Physical Properties and Appearance
Visual identification is the most immediate way to distinguish these two minerals. Muscovite typically appears colorless, silver-white, or pale brown, exhibiting a pearly to vitreous luster. It is flexible rather than brittle, capable of bending into thin, elastic sheets without breaking. Biotite, conversely, is usually dark brown to black, sometimes appearing almost opaque. While it also forms flexible sheets, it generally has a darker, more resinous or earthy luster compared to the brighter sheen of muscovite.
Cleavage, Hardness, and Geological Occurrence
Both minerals belong to the monoclinic crystal system and possess one perfect direction of cleavage, allowing them to be split into incredibly thin, transparent sheets.

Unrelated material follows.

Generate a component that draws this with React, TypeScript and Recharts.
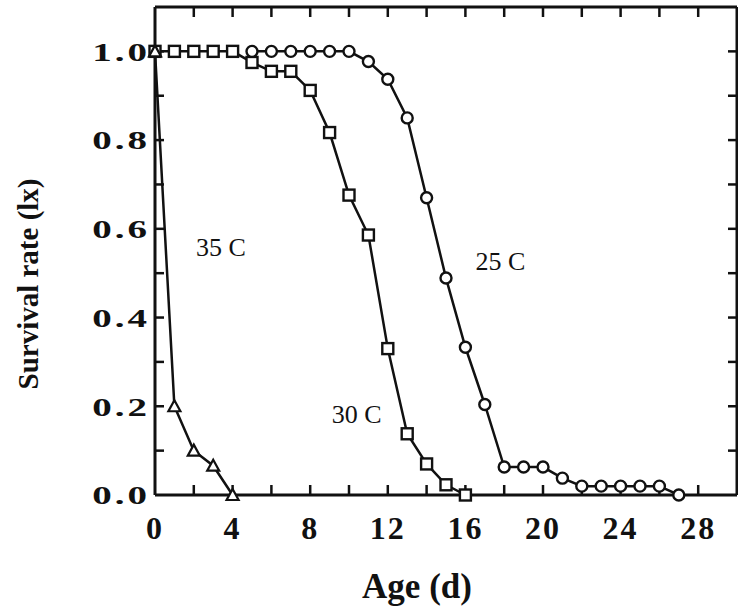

This property is famously utilized in window glass substitutes historically, though muscovite was preferred for its greater transparency. Regarding hardness, muscovite rates 2 to 2.5 on the Mohs scale, while biotite is slightly harder, ranging from 2.5 to 3. Muscovite is commonly found in granite, pegmatite, and as a product of regional metamorphism in shale. Biotite is ubiquitous in igneous rocks like granite and basalt, and it is a key indicator mineral in contact metamorphosed limestone.
Thermal Stability and Industrial Relevance
When considering thermal stability, muscovite significantly outperforms biotite. Muscovite retains its structural integrity at temperatures up to approximately 500°C to 600°C, making it a reliable refractory material. Biotite, due to its iron content, begins to dehydrate and alter at lower temperatures, around 250°C to 400°C, often breaking down into chlorite and other secondary minerals. Industrially, muscovite is frequently used in electrical insulation, paints, and as a filler in plastics and rubber, whereas biotite is less utilized commercially and is often targeted for removal in industrial processes.
Identification in the Field and Laboratory
For the amateur geologist, a hand lens reveals the primary differentiators. In the field, one can perform a simple test by observing the alteration products. Biotite weathers relatively quickly, often turning a rusty brown or straw-yellow as it oxidizes, forming iron oxides and clays. Muscovite is much more resistant to weathering and remains bright and unaltered for longer periods. In the laboratory, optical properties under a petrographic microscope or spectroscopic analysis provides definitive identification, particularly regarding the iron content and pleochroism, where biotite exhibits a distinct change in color depending on the angle of light.